Blanche asked Cohen about items that are shown on his podcast’s website, including a shirt with Trump in an orange jumpsuit, which he showed in court. He also showed a photo of a coffee mug that reads: “Send him to the Big House not the White House.”
That’s also a reference to President Trump, correct?
“Correct,” Cohen said.
Didn’t Cohen wear that shirt on his TikTok channel last week? Wasn’t he encouraging people to buy it?
“At the merch store,” Cohen said.
Even when Blanche got Cohen to admit that he wanted to see Trump convicted, he answered with a comically underwhelming: “Sure.”

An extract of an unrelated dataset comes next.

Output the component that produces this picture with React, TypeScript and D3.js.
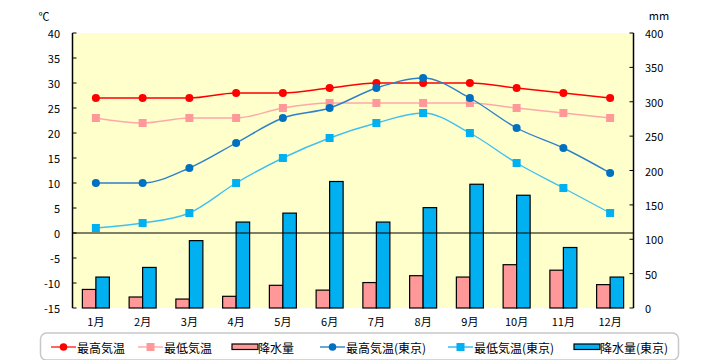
import React from "react";
import * as d3 from "d3";

const months = ["1月", "2月", "3月", "4月", "5月", "6月", "7月", "8月", "9月", "10月", "11月", "12月"];
const maxTemp = [27, 27, 27, 28, 28, 29, 30, 30, 30, 29, 28, 27];
const minTemp = [23, 22, 23, 23, 25, 26, 26, 26, 26, 25, 24, 23];
const precip = [27, 16, 13, 17, 33, 26, 37, 47, 45, 63, 55, 34];
const maxTempTokyo = [10, 10, 13, 18, 23, 25, 29, 31, 27, 21, 17, 12];
const minTempTokyo = [1, 2, 4, 10, 15, 19, 22, 24, 20, 14, 9, 4];
const precipTokyo = [45, 59, 98, 125, 138, 184, 125, 146, 180, 164, 88, 45];
const tempTicks = [40, 35, 30, 25, 20, 15, 10, 5, 0, -5, -10, -15];
const precipTicks = [400, 350, 300, 250, 200, 150, 100, 50, 0];

const FONT = "'Noto Sans CJK JP', 'Liberation Sans', sans-serif";

export default function App() {
  const left = 72.5, right = 633.5, top = 33, bottom = 308;
  const x = d3.scaleBand<string>().domain(months).range([left, right]);
  const yT = d3.scaleLinear().domain([-15, 40]).range([bottom, top]);
  const yP = d3.scaleLinear().domain([0, 400]).range([bottom, top]);
  const cx = (i: number) => (x(months[i]) as number) + x.bandwidth() / 2;
  const barW = 13.5;

  const line = (vals: number[]) =>
    d3.line<number>().x((_, i) => cx(i)).y((v) => yT(v)).curve(d3.curveMonotoneX)(vals) || "";

  const series = [
    { vals: maxTemp, color: "#FF0000", lineColor: "#FF0000", marker: "circle" },
    { vals: minTemp, color: "#FF9999", lineColor: "#FFA8A8", marker: "square" },
    { vals: maxTempTokyo, color: "#0070C0", lineColor: "#2E80C8", marker: "circle" },
    { vals: minTempTokyo, color: "#00B0F0", lineColor: "#40C0F0", marker: "square" },
  ];

  const legend = [
    { label: "最高気温", type: "circle", color: "#FF0000", x0: 51 },
    { label: "最低気温", type: "square", color: "#FF9999", x0: 138 },
    { label: "降水量", type: "bar", color: "#FF9999", x0: 232 },
    { label: "最高気温(東京)", type: "circle", color: "#0070C0", x0: 320 },
    { label: "最低気温(東京)", type: "square", color: "#00B0F0", x0: 448 },
    { label: "降水量(東京)", type: "bar", color: "#00B0F0", x0: 574 },
  ];

  return (
    <svg width={720} height={360} style={{ position: "absolute", left: 0, top: 0, background: "#fff" }} fontFamily={FONT}>
      <rect x={left} y={top} width={right - left} height={bottom - top} fill="#FFFFCC" />
      {precip.map((v, i) => (
        <rect key={"p" + i} x={cx(i) - barW} y={yP(v)} width={barW} height={bottom - yP(v)} fill="#FF9999" stroke="#000" strokeWidth={1.2} />
      ))}
      {precipTokyo.map((v, i) => (
        <rect key={"pt" + i} x={cx(i)} y={yP(v)} width={barW} height={bottom - yP(v)} fill="#00B0F0" stroke="#000" strokeWidth={1.2} />
      ))}
      <line x1={left} x2={right} y1={yT(0)} y2={yT(0)} stroke="#000" strokeWidth={1.2} />
      <line x1={left} x2={left} y1={top} y2={bottom} stroke="#000" strokeWidth={1.5} />
      <line x1={right} x2={right} y1={top} y2={bottom} stroke="#000" strokeWidth={1.5} />
      {tempTicks.map((t) => (
        <g key={"tt" + t}>
          <line x1={left} x2={left + 4} y1={yT(t)} y2={yT(t)} stroke="#000" />
          <text x={60} y={yT(t)} textAnchor="end" dominantBaseline="central" fontSize={11}>{t}</text>
        </g>
      ))}
      {precipTicks.map((t) => (
        <g key={"pp" + t}>
          <line x1={right - 4} x2={right} y1={yP(t)} y2={yP(t)} stroke="#000" />
          <text x={645} y={yP(t)} textAnchor="start" dominantBaseline="central" fontSize={11}>{t}</text>
        </g>
      ))}
      {months.map((m, i) => (
        <text key={m} x={cx(i)} y={321} textAnchor="middle" dominantBaseline="central" fontSize={11}>{m}</text>
      ))}
      <text x={44} y={16} textAnchor="middle" dominantBaseline="central" fontSize={11}>℃</text>
      <text x={659} y={15} textAnchor="middle" dominantBaseline="central" fontSize={11}>mm</text>
      {series.map((s, si) => (
        <g key={"s" + si}>
          <path d={line(s.vals)} fill="none" stroke={s.lineColor} strokeWidth={1.4} />
          {s.vals.map((v, i) =>
            s.marker === "circle" ? (
              <circle key={i} cx={cx(i)} cy={yT(v)} r={4} fill={s.color} />
            ) : (
              <rect key={i} x={cx(i) - 4} y={yT(v) - 4} width={8} height={8} fill={s.color} />
            )
          )}
        </g>
      ))}
      <rect x={40.5} y={333} width={638} height={27} rx={6} fill="#fff" stroke="#C8C8C8" strokeWidth={1.5} />
      {legend.map((l, i) => (
        <g key={"l" + i}>
          {l.type === "bar" ? (
            <rect x={l.x0} y={344} width={26} height={5.5} fill={l.color} stroke="#000" strokeWidth={1.2} />
          ) : (
            <>
              <line x1={l.x0} x2={l.x0 + 25} y1={347} y2={347} stroke={l.color} strokeWidth={1.2} />
              {l.type === "circle" ? (
                <circle cx={l.x0 + 12.5} cy={347} r={3.8} fill={l.color} />
              ) : (
                <rect x={l.x0 + 8.5} y={343} width={8} height={8} fill={l.color} />
              )}
            </>
          )}
          <text x={l.x0 + 26} y={347.5} dominantBaseline="central" fontSize={12}>{l.label}</text>
        </g>
      ))}
    </svg>
  );
}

So eyebrow-raising were Blanche’s initial questions to Cohen – what did he say about him, the attorney, and his associate, another Trump attorney? – that Judge Juan Merchan appeared irked.
“Why are you making this about yourself?” Merchan asked Blanche during a sidebar after this first set of questions. Blanche, for that matter, insisted, “I’m not making it about myself, your honor,” and said he had the right to press Cohen on bias against both his client and lawyers.
“Please, don’t make it about yourself,” Merchan instructed at the sidebar’s conclusion.
Trump, who appeared to nod off repeatedly throughout Cohen’s testimony, did not seem disturbed by the day’s developments. As he left court for the day, Trump told the reporter pool: “It was a very, very good day.”
Blanche will resume his cross-examination of Cohen on Thursday. He told the court that he expects his cross will take all day.